Islamic extremists are the enemy of the West, peaceful Muslims, and the rest of the world because they have declared war on anyone living outside of their beliefs. The same is, of course, true of a multitude of other violent extremists, whether rationalizing their destructive behavior with religious rhetoric or not. Terrorism, especially globalized terrorism, is a common threat to all the nations and Peoples of the world.
Aside from the fear, violence, and devastation of terrorist attacks, terrorism costs the world in terms of lost opportunity, because we are forced to devote time and resources to defending ourselves from destruction instead of serving the needs of people.
An animal in the wild must spend all of his time searching for food, water, and shelter while guarding himself from natural threats, including other animals. Sheltered from the harshness of nature, humans have grown increasingly prosperous and innovative as our homes and communities have grown increasingly secure.
Terrorism has always existed as a threat. It was, however, not until after the Cold War when the International Community came to enjoy an era of relative peace and stability defined by global economic competition instead of violent conflicts between countries that terrorism could be considered the most serious threat to national and international security.
Sadly, The Paris Terror Attacks quickly reminded Western countries, which enjoy far more peace and stability than the rest of the world, that terrorism is a common threat to even the most secure of countries and must be addressed. For those seeking to build a more peaceful, stable, and prosperous word that adequately addresses the needs of all Peoples, terrorism is a far more serious threat than Russia.

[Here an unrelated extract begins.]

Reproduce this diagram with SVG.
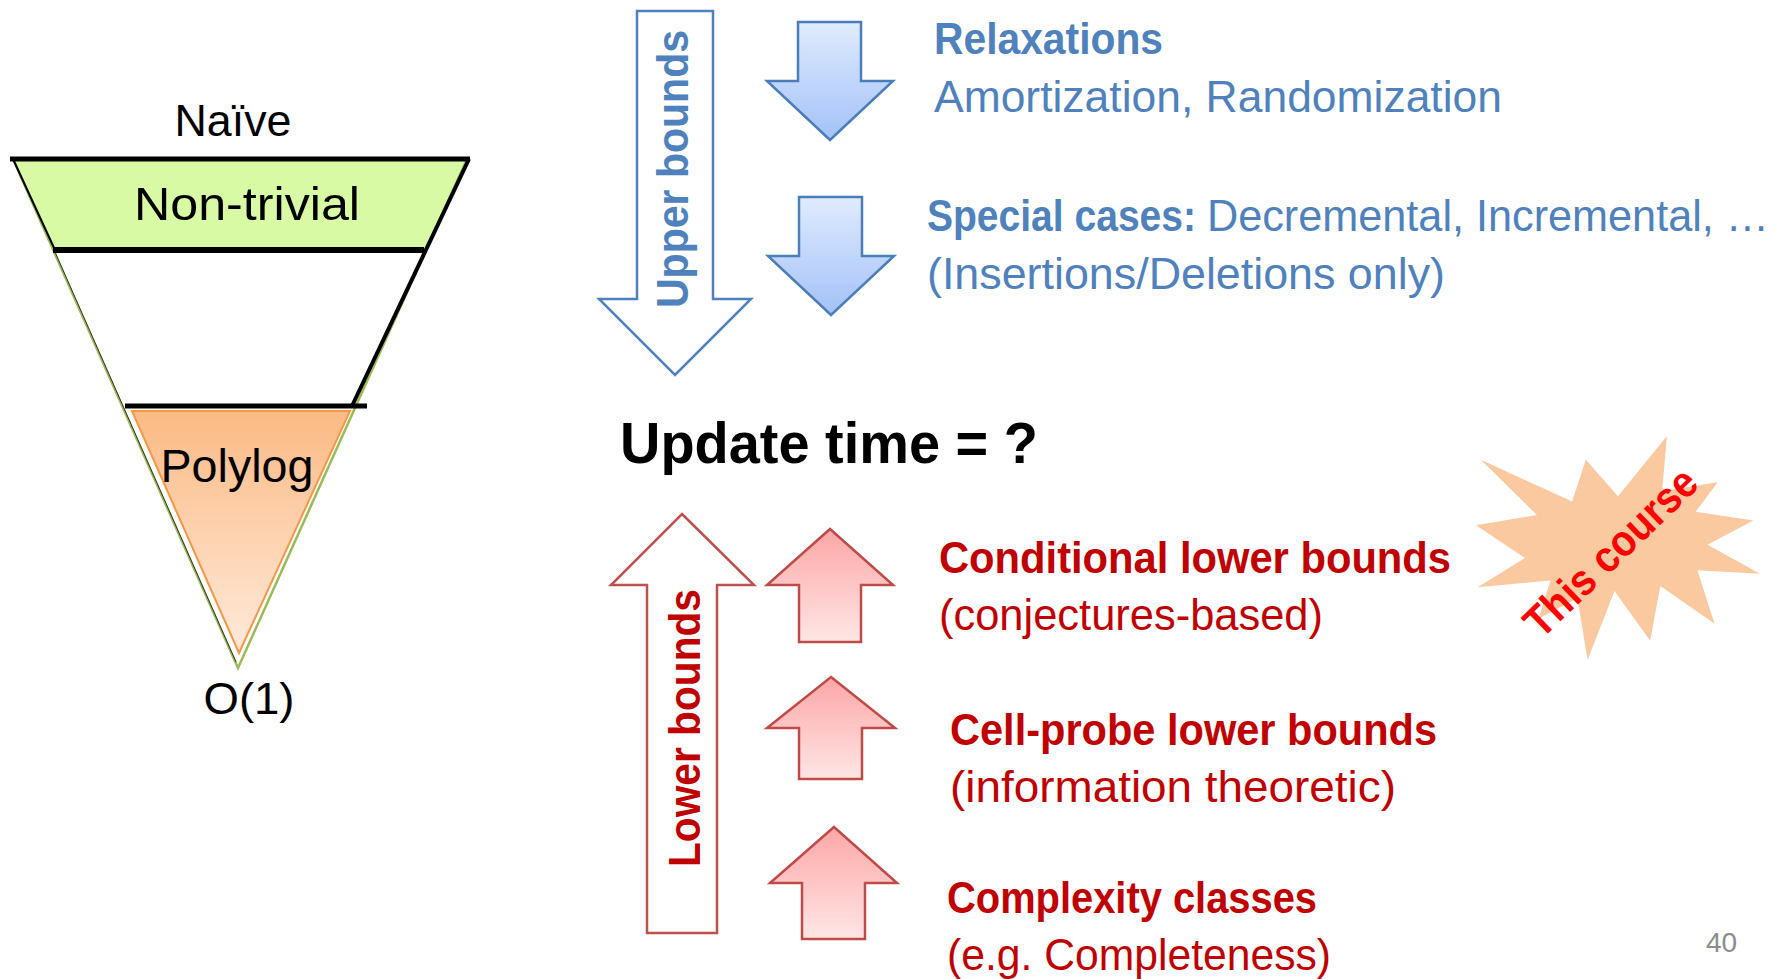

On the other hand, the rising regional security threat of the Islamic State was overshadowed by the Ukraine Crisis in 2014 for a very good reason. Where the Paris Terror Attacks demonstrate a need for the West and Russia to cooperate, instead of conflict, on international security matters like terrorism, the Putin government appears to prefer using the Paris Terror Attacks and the need to cooperate on terrorism as a means of disarming European defenses against Russian dominance.
Regrettably, Russia is choosing to be a threat to the West by invading neighboring countries. In doing so, Russia is regressing to the behavior and mindset of aggressive world power from the Twentieth Century. Where Russia stole Crimea as the opening move in its creeping invasion of Ukraine in early 2014, Putin has apparently decided, under the cover of the Paris Terror Attacks, early 2015 is a good time to refuel the Ukraine Crisis by finishing his 2008 invasion of Georgia and stealing the breakaway region of South Ossetia.
In truth, small former-Soviet States like Ukraine and Georgia, which continue to exist in Russia’s immediate sphere of influence, are not strategically important to the United States and Europe. Where these countries do serve as buffer states between Western European countries and Russia, which is mostly relevant when defending against a ground assault, a Russian takeover of Georgia and Ukraine would do little to directly threaten the West.
On the other hand, an increasingly aggressive Russia that turns away from economic competition and diplomatic engagement in order to embrace brute force to achieve its self-serving interests makes it a rogue state that undermines, instead of strengthens, the International Community. Due to its size, military prowess, and influence, Russia turning itself into an actual threat makes it a greater threat to the peace and stability of the International Community than terrorism.
That said, the need to prioritize the domineering behavior of Russia does not mean the threat of terrorism is diminished in any way. Far from it, efforts to address the regional threat of the Islamic State are needed to prevent the Islamic State from strengthening its grip on territory it has seized and propagating throughout, as well as beyond the Middle East.
Combating terrorism requires a great deal of time, manpower, and military resources in general, thus prioritizing terrorism over the threat of a domineering Russia creates a situation where the Putin government is able to become a far more serious global threat.
Conversely, efforts to address the threat of Russia undermine the resource intensive efforts needed to tackle the Islamic States, which undermines the intensive, far broader efforts to police other terrorist organization before they spread and become far more serious threats.
Islamic extremists are the enemy of the West, peaceful Muslims, and the rest of the world because they have declared war on anyone living outside of their beliefs. With that in mind, the West is not necessarily in a war with terrorism. War is about winning and winning is about meeting a goal through a highly focused campaign. Like crime, drugs, illness, and so many other examples, a war against terrorists is an unachievable goal.
Just as crime and violence must be addressed on a daily basis, terrorist threats that arise must be combated as people live their peacetime lives. Declaring a war on terrorism as George W. Bush did when he named his “War on Terror” is a very colorful means of telling the world there is a need to address terrorism, but a war on terrorism cannot be found like an actual war.
In a war, the need to secure sensitive data from enemies, for example, temporarily trumps the need to safeguard individual freedoms. Terrorism is a perpetual threat that people must live with and learn to fight without destroying their way of life. Consequently, allowing civil liberties to be undermined and avoiding confrontation with an aggressive Russia bent on world dominance in order to combat terrorism would be foolish.
Moreover, government must seek solutions built on balancing civil liberties with national security interests when addressing the threat of terrorism while recognizing the ongoing need to confront Russia is the higher priority.